## Task directions
Leave out the pictures; transcribe all else exactly.

::::::::

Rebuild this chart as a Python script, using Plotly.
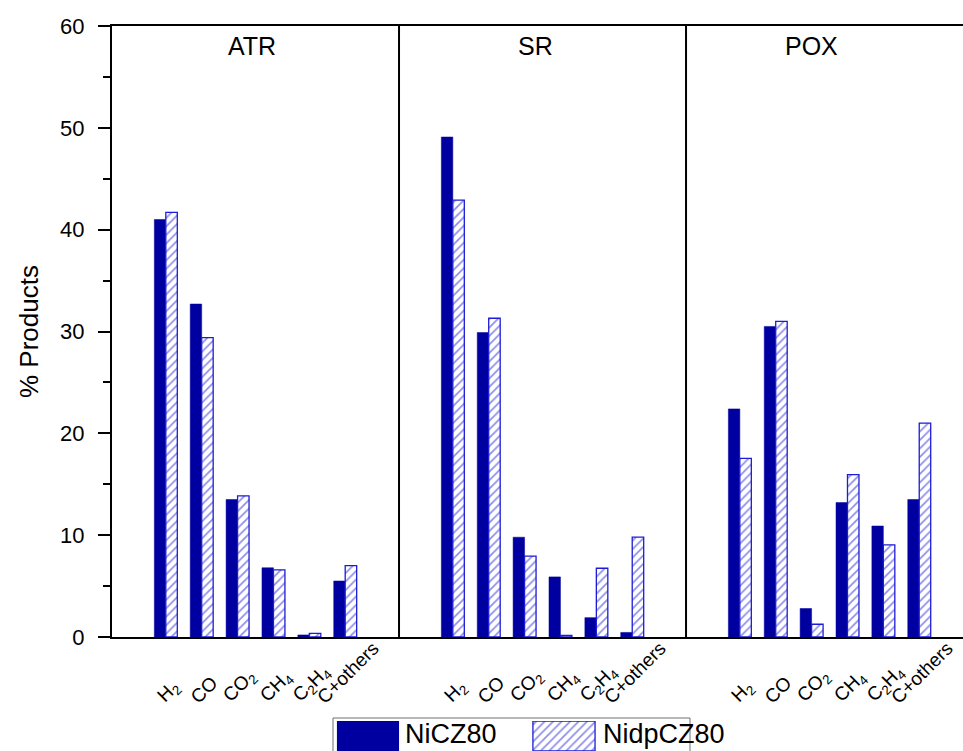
import plotly.graph_objects as go

# ---------------- data ----------------
panels = ["ATR", "SR", "POX"]
products = ["H<sub>2</sub>", "CO", "CO<sub>2</sub>", "CH<sub>4</sub>", "C<sub>2</sub>H<sub>4</sub>", "C+others"]

nicz80_atr = [41.0, 32.7, 13.5, 6.8, 0.2, 5.5]
nicz80_sr = [49.1, 29.9, 9.8, 5.9, 1.9, 0.45]
nicz80_pox = [22.4, 30.5, 2.8, 13.2, 10.9, 13.5]

nidpcz80_atr = [41.7, 29.4, 13.85, 6.6, 0.35, 7.0]
nidpcz80_sr = [42.9, 31.3, 7.95, 0.15, 6.75, 9.8]
nidpcz80_pox = [17.55, 31.0, 1.25, 15.95, 9.05, 21.0]

series_names = ["NiCZ80", "NidpCZ80"]

# ---------------- layout helpers ----------------
W, H = 963, 751
TOP = 26
PH = H - TOP  # paper height in px
FONT = "Liberation Sans, Arial, sans-serif"
NAVY = "#0000A0"
HATCH = "#1C1CD6"

panel_width = 8
first_offset = 1.5
xpos = []
for p in range(len(panels)):
    for i in range(len(products)):
        xpos.append(p * panel_width + first_offset + i)
labels = products * len(panels)

y1 = nicz80_atr + nicz80_sr + nicz80_pox
y2 = nidpcz80_atr + nidpcz80_sr + nidpcz80_pox

hatch_pattern = dict(shape="/", fgcolor=HATCH, bgcolor="white", size=6, solidity=0.28)

fig = go.Figure()
fig.add_trace(go.Bar(
    x=xpos, y=y1, name=series_names[0],
    marker=dict(color=NAVY, line=dict(color=NAVY, width=0.5)),
    showlegend=False,
))
fig.add_trace(go.Bar(
    x=xpos, y=y2, name=series_names[1],
    marker=dict(color="white", line=dict(color=HATCH, width=1.3), pattern=hatch_pattern),
    showlegend=False,
))

# custom legend swatches on auxiliary axes
fig.add_trace(go.Bar(
    x=[0.0], y=[1], base=[0], width=[0.174], offset=[0.011],
    marker=dict(color=NAVY, line=dict(width=0)),
    xaxis="x2", yaxis="y2", showlegend=False, hoverinfo="skip",
))
fig.add_trace(go.Bar(
    x=[0.0], y=[1], base=[0], width=[0.174], offset=[0.560],
    marker=dict(color="white", line=dict(color=HATCH, width=1.3), pattern=hatch_pattern),
    xaxis="x2", yaxis="y2", showlegend=False, hoverinfo="skip",
))

x_left = 112
y_bottom = 637

fig.update_layout(
    width=W, height=H,
    margin=dict(l=0, r=0, t=TOP, b=0),
    paper_bgcolor="white", plot_bgcolor="white",
    font=dict(family=FONT, color="black"),
    barmode="group", bargap=0.36, bargroupgap=0,
    xaxis=dict(
        domain=[x_left / W, 1], range=[0, 23.72],
        tickvals=xpos, showticklabels=False,
        ticks="", showline=True, linecolor="black", linewidth=2, mirror=True,
        showgrid=False, zeroline=False, automargin=False,
    ),
    yaxis=dict(
        domain=[(H - y_bottom) / PH, 1], range=[0, 60],
        tickvals=[0, 10, 20, 30, 40, 50, 60],
        tickfont=dict(size=22, family=FONT, color="black"),
        ticks="outside", ticklen=12, tickwidth=1.5, tickcolor="black",
        minor=dict(ticks="outside", ticklen=7, tickwidth=1.5, tickcolor="black", dtick=5, showgrid=False),
        ticklabelstandoff=9,
        showline=True, linecolor="black", linewidth=2,
        showgrid=False, zeroline=False, automargin=False,
        title=dict(text="% Products", font=dict(size=26, family=FONT, color="black"), standoff=14),
    ),
    xaxis2=dict(domain=[333 / W, 690 / W], range=[0, 1], visible=False, anchor="y2"),
    yaxis2=dict(domain=[0, 30 / PH], range=[0, 1], visible=False, anchor="x2"),
)

# rotated category labels (Origin-style: centred on each tick, bottom-aligned)
label_bottom = (H - 709) / PH
for xv, lab in zip(xpos, labels):
    fig.add_annotation(x=xv + 0.08, y=label_bottom, xref="x", yref="paper", text=lab,
                       textangle=-45, showarrow=False, xanchor="center", yanchor="bottom",
                       borderpad=0, font=dict(size=19, family=FONT, color="black"))

# panel dividers
for k in range(1, len(panels)):
    fig.add_shape(type="line", xref="x", yref="y", x0=k * panel_width, x1=k * panel_width,
                  y0=0, y1=60, line=dict(color="black", width=2))

# panel titles
title_x = [3.9, 11.8, 19.5]
for name, tx in zip(panels, title_x):
    fig.add_annotation(x=tx, y=58.0, xref="x", yref="y", text=name, showarrow=False,
                       font=dict(size=25, family=FONT, color="black"))

# legend box and texts
fig.add_shape(type="rect", xref="paper", yref="paper",
              x0=333 / W, x1=690 / W, y0=-0.05, y1=(H - 718) / PH,
              line=dict(color="#707070", width=1), fillcolor="rgba(0,0,0,0)", layer="below")
fig.add_annotation(x=403 / W, y=(H - 734) / PH, xref="paper", yref="paper", text=series_names[0],
                   showarrow=False, xanchor="left", yanchor="middle",
                   font=dict(size=27, family=FONT, color="black"))
fig.add_annotation(x=601 / W, y=(H - 734) / PH, xref="paper", yref="paper", text=series_names[1],
                   showarrow=False, xanchor="left", yanchor="middle",
                   font=dict(size=27, family=FONT, color="black"))

fig.write_html("out.html")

::::::::

## Exercise answer
Rebuild this chart as a Python script, using Plotly.
import plotly.graph_objects as go

# ---------------- data ----------------
panels = ["ATR", "SR", "POX"]
products = ["H<sub>2</sub>", "CO", "CO<sub>2</sub>", "CH<sub>4</sub>", "C<sub>2</sub>H<sub>4</sub>", "C+others"]

nicz80_atr = [41.0, 32.7, 13.5, 6.8, 0.2, 5.5]
nicz80_sr = [49.1, 29.9, 9.8, 5.9, 1.9, 0.45]
nicz80_pox = [22.4, 30.5, 2.8, 13.2, 10.9, 13.5]

nidpcz80_atr = [41.7, 29.4, 13.85, 6.6, 0.35, 7.0]
nidpcz80_sr = [42.9, 31.3, 7.95, 0.15, 6.75, 9.8]
nidpcz80_pox = [17.55, 31.0, 1.25, 15.95, 9.05, 21.0]

series_names = ["NiCZ80", "NidpCZ80"]

# ---------------- layout helpers ----------------
W, H = 963, 751
TOP = 26
PH = H - TOP  # paper height in px
FONT = "Liberation Sans, Arial, sans-serif"
NAVY = "#0000A0"
HATCH = "#1C1CD6"

panel_width = 8
first_offset = 1.5
xpos = []
for p in range(len(panels)):
    for i in range(len(products)):
        xpos.append(p * panel_width + first_offset + i)
labels = products * len(panels)

y1 = nicz80_atr + nicz80_sr + nicz80_pox
y2 = nidpcz80_atr + nidpcz80_sr + nidpcz80_pox

hatch_pattern = dict(shape="/", fgcolor=HATCH, bgcolor="white", size=6, solidity=0.28)

fig = go.Figure()
fig.add_trace(go.Bar(
    x=xpos, y=y1, name=series_names[0],
    marker=dict(color=NAVY, line=dict(color=NAVY, width=0.5)),
    showlegend=False,
))
fig.add_trace(go.Bar(
    x=xpos, y=y2, name=series_names[1],
    marker=dict(color="white", line=dict(color=HATCH, width=1.3), pattern=hatch_pattern),
    showlegend=False,
))

# custom legend swatches on auxiliary axes
fig.add_trace(go.Bar(
    x=[0.0], y=[1], base=[0], width=[0.174], offset=[0.011],
    marker=dict(color=NAVY, line=dict(width=0)),
    xaxis="x2", yaxis="y2", showlegend=False, hoverinfo="skip",
))
fig.add_trace(go.Bar(
    x=[0.0], y=[1], base=[0], width=[0.174], offset=[0.560],
    marker=dict(color="white", line=dict(color=HATCH, width=1.3), pattern=hatch_pattern),
    xaxis="x2", yaxis="y2", showlegend=False, hoverinfo="skip",
))

x_left = 112
y_bottom = 637

fig.update_layout(
    width=W, height=H,
    margin=dict(l=0, r=0, t=TOP, b=0),
    paper_bgcolor="white", plot_bgcolor="white",
    font=dict(family=FONT, color="black"),
    barmode="group", bargap=0.36, bargroupgap=0,
    xaxis=dict(
        domain=[x_left / W, 1], range=[0, 23.72],
        tickvals=xpos, showticklabels=False,
        ticks="", showline=True, linecolor="black", linewidth=2, mirror=True,
        showgrid=False, zeroline=False, automargin=False,
    ),
    yaxis=dict(
        domain=[(H - y_bottom) / PH, 1], range=[0, 60],
        tickvals=[0, 10, 20, 30, 40, 50, 60],
        tickfont=dict(size=22, family=FONT, color="black"),
        ticks="outside", ticklen=12, tickwidth=1.5, tickcolor="black",
        minor=dict(ticks="outside", ticklen=7, tickwidth=1.5, tickcolor="black", dtick=5, showgrid=False),
        ticklabelstandoff=9,
        showline=True, linecolor="black", linewidth=2,
        showgrid=False, zeroline=False, automargin=False,
        title=dict(text="% Products", font=dict(size=26, family=FONT, color="black"), standoff=14),
    ),
    xaxis2=dict(domain=[333 / W, 690 / W], range=[0, 1], visible=False, anchor="y2"),
    yaxis2=dict(domain=[0, 30 / PH], range=[0, 1], visible=False, anchor="x2"),
)

# rotated category labels (Origin-style: centred on each tick, bottom-aligned)
label_bottom = (H - 709) / PH
for xv, lab in zip(xpos, labels):
    fig.add_annotation(x=xv + 0.08, y=label_bottom, xref="x", yref="paper", text=lab,
                       textangle=-45, showarrow=False, xanchor="center", yanchor="bottom",
                       borderpad=0, font=dict(size=19, family=FONT, color="black"))

# panel dividers
for k in range(1, len(panels)):
    fig.add_shape(type="line", xref="x", yref="y", x0=k * panel_width, x1=k * panel_width,
                  y0=0, y1=60, line=dict(color="black", width=2))

# panel titles
title_x = [3.9, 11.8, 19.5]
for name, tx in zip(panels, title_x):
    fig.add_annotation(x=tx, y=58.0, xref="x", yref="y", text=name, showarrow=False,
                       font=dict(size=25, family=FONT, color="black"))

# legend box and texts
fig.add_shape(type="rect", xref="paper", yref="paper",
              x0=333 / W, x1=690 / W, y0=-0.05, y1=(H - 718) / PH,
              line=dict(color="#707070", width=1), fillcolor="rgba(0,0,0,0)", layer="below")
fig.add_annotation(x=403 / W, y=(H - 734) / PH, xref="paper", yref="paper", text=series_names[0],
                   showarrow=False, xanchor="left", yanchor="middle",
                   font=dict(size=27, family=FONT, color="black"))
fig.add_annotation(x=601 / W, y=(H - 734) / PH, xref="paper", yref="paper", text=series_names[1],
                   showarrow=False, xanchor="left", yanchor="middle",
                   font=dict(size=27, family=FONT, color="black"))

fig.write_html("out.html")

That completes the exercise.